The e-mail is encrypted against the key of the recipient, and if configure perhaps also to your key (and possibly an ADK in place in a consumer policy in your environment). If the mail is encrypted on your desktop to only the recipient public key, to decrypt this message you will need the private key of the recipient. Which likely you nor the administrators of your company possess.

But if the message is also encrypted to your key (as the sender) or a configured ADK in the policies, if the admin has access to the private key of one of these, he will be able to decrypt the message you are sending (which has been copied to the shadow mailbox as you explained).

In case of your key using a SKM or SCKM mode, the administrator of the encryption server will have access to your private key (as in physical access - it can still be forbidden in a company security policy to actually access these). If your key is using a GKM or CKM mode, the key is protected by a passphrase only you should know, thus the administrator should not be able to access your private key (unless he guesses your passphrase on the key).

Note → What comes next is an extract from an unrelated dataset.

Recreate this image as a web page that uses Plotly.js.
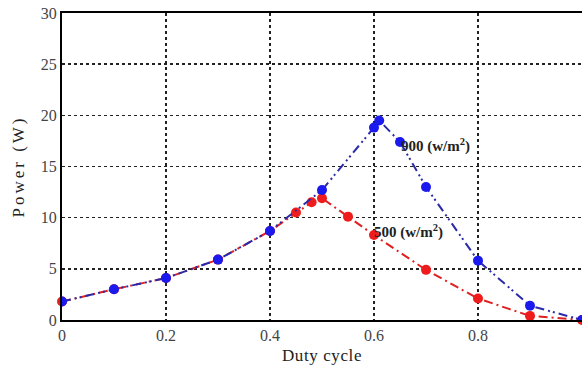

Also, as our guidelines advice, the ADK is an extremely important key. And not a single person should be allowed to have access to it. We advice to split the key so that you will need several people to recreate the ADK from the split parts in case it is needed in your organization to decrypt data. This is described in the article below.

Additional Decryption Key (ADK) Guidelines
http://www.symantec.com/docs/TECH149500

I am no longer a Symantec employee.

Shadow Worker's picture

finally and after some research i got the idea.

indeed this will prevent the exchange administrators from viewing the mail even if they forward it to another or their mailbox.